# Methotrexate in Crohn's Disease



## David (Jun 16, 2012)

The article, "Methotrexate in Crohn's Disease" by Christina Ha, Prasanna Kumaranayake, and Brian G. Fegan is found on pages 667-671 of the book, "Advanced Therapy in Inflammatory Bowel Disease" and is supported by 41 references.  For any of you interested in the deeper medical side of Crohn's Disease, this book is fantastic.  This thread will contain information I feel is useful in the article and I also open it up for discussion.

- Methotrexate (MTX) was originally created to treat Leukemia
- It is a, "Competitive antagonist of folic acid" -- it inhibits dihydrofolate reductase however they don't think that is what makes it work considering supplementation with folic acid doesn't cause MTX not to work.
- Methotrexate has been shown to suppress inflammatory molecules, decrease cytotoxic t-cell function, and reduce neutrophil activity.
- MTX is available in oral, IV, intramuscular, and subcutaneous forms.
- Doses less than 15mg are well absorbed.  Greater than 15mg and the absorption rate is varied.
- Oral doses of MTX between 15-25mg given orally were absorbed 73% less than subcutaneous doses.
- The main metabolite of MTX (what it turns into) is 7-hydroyxy-MTX -- it is converted to this in the liver by hepatic aldehyde
- NSAIDs and 5-ASA may increase the levels of MTX in the blood.
- MTX is excreted through the kidneys so anyone with kidney issues are at increased risk of toxicity.
- The most common side effects are nausea, vomiting, headache, myelosuppression, leukopenia, hypersensitivity pneumonitis (lung inflammation), fatigue, liver problems, hepatic fibrosis.
- Split dosing may help alleviate some side effects
- If fatigue is a problem, taking it at night may be beneficial
- Daily dosing can lead to hepatoxicity thus the weekly dosing.
- Routine liver enzyme tests should be done while on MTX.
- It's rare that liver issues arise for IBD patients on MTX.  Often there will be some fluctuation in liver enzymes but those usually normalize.
- Due to the potential for liver problems, MTX should be used with caution if people consume a lot of alcohol, already have levated liver enzymes, have diabetes, or are obese.
- Routine blood levels should be taken to monitor for myelosuppression.  
- Folate is often given as a supplement while on MTX.
- MTX can cause sterility in men but not women.
- MTX is pregnancy category X and shouldn't be given to women who may have kids or during breast feeding.
- There have been five controlled studies of Methotrexate in Crohn's Disease patients but there was varied dosing and administration so they're not all that sure what its true efficacy is.
- In one study of 141 patients who were given 25mg intramuscularly, 39% were in remission at 16 weeks versus 19% of placebos.
- In an israeli study with 12.5mg oral dose there was no difference to placebo.
- Another study of oral doses between 15 and 22.5mg showed only 46% had "disease exacerbations" whereas 80% of placebo did.  
- Two studies comparing AZA/6-MP to MTX showed about the same remission rates but MTX has a lot more side effects.
- Another study showed 25mg subcutaneously had clinical response AND mucosal healing.
- A study showed that low dose (15mg intramuscularly) is an effective maintenance therapy with 65% still in remission versus 39% of placebo at 40 weeks.
- Another maintenance therapy study using oral MTX (10mg) showed 67% in remission at week 76.
- Relapse rates on MTX showcased via a meta analysis were 29%, 41%, and 48% at the 1,2,3 year marks.
- In a study of MTX in combination with Infliximab, remission rates between Infliximab and placebo and Infliximab and MTX were not different however patients were less likely to develop Infliximab antibodies while on MTX.


----------



## lseibert (Jun 17, 2012)

Thank you for the information David


----------



## KWalker (Jun 17, 2012)

Wow only 39% in remission after 16 weeks.
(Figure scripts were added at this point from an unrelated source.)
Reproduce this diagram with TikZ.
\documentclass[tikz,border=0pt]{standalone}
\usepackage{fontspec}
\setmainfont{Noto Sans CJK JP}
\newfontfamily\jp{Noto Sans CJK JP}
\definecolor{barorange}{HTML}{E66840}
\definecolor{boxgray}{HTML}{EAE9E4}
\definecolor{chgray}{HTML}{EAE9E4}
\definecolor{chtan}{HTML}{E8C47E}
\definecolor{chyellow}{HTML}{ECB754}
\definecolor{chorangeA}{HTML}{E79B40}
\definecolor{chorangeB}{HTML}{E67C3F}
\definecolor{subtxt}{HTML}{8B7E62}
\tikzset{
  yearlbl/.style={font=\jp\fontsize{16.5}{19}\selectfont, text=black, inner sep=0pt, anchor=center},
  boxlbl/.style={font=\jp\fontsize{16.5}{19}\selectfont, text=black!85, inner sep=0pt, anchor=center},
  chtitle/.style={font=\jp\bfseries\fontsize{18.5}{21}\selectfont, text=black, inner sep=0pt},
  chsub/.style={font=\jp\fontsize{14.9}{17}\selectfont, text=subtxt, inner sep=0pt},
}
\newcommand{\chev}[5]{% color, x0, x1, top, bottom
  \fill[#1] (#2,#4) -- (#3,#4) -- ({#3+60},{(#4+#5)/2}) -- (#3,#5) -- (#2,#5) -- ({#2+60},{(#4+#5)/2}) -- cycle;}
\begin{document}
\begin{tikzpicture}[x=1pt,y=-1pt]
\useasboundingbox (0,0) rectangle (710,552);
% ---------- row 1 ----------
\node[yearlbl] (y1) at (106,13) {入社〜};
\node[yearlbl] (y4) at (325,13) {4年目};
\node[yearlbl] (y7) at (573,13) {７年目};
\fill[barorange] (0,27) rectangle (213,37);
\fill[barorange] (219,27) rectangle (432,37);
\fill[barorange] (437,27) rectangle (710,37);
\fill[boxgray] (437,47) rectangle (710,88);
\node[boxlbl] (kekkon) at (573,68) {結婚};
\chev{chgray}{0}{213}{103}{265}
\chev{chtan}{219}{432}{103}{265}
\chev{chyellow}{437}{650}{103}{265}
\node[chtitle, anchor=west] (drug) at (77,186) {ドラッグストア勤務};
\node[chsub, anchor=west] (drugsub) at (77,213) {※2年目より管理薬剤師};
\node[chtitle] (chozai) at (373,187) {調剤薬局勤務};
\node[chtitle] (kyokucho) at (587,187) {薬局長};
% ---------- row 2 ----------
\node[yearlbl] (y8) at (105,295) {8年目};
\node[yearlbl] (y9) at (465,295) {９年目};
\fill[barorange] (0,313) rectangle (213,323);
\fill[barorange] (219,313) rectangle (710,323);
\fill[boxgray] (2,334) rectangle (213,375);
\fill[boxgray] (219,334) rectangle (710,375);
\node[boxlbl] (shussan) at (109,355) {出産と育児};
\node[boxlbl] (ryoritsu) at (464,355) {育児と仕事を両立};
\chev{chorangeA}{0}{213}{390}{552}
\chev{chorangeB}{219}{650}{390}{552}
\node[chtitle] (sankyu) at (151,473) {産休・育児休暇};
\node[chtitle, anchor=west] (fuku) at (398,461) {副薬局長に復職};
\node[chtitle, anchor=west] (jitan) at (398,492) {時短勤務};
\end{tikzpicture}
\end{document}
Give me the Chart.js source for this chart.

That's kind of shitty.  I want to add that I've taken both methotrexate orally and through injections in the leg. When taken orally I always felt very sick. When I took the injections, it got rid of those side effects and seemed to be much more effective.


----------



## Ckt (Oct 4, 2012)

This is all good information as I am going on methotrexate today along with humira which has lost it's effectiveness. This is kind of the last effort for coventional treatment before I do or are eligible for a stem cell transplant. We shall see what works!


----------



## KWalker (Oct 4, 2012)

" MTX can cause sterility in men but not women."

This is my biggest problem with it.


----------



## Essieluv (Aug 5, 2013)

So you can't take Pentasa with Methotrexate, since it is a 5-ASA? I'm just wondering, cause I might be starting Metho soon.


----------



## my little penguin (Aug 7, 2013)

DS took asacol HD with Mtx last summer.
The Mtx didn't work for him but he did not have any bloodwork issues.


----------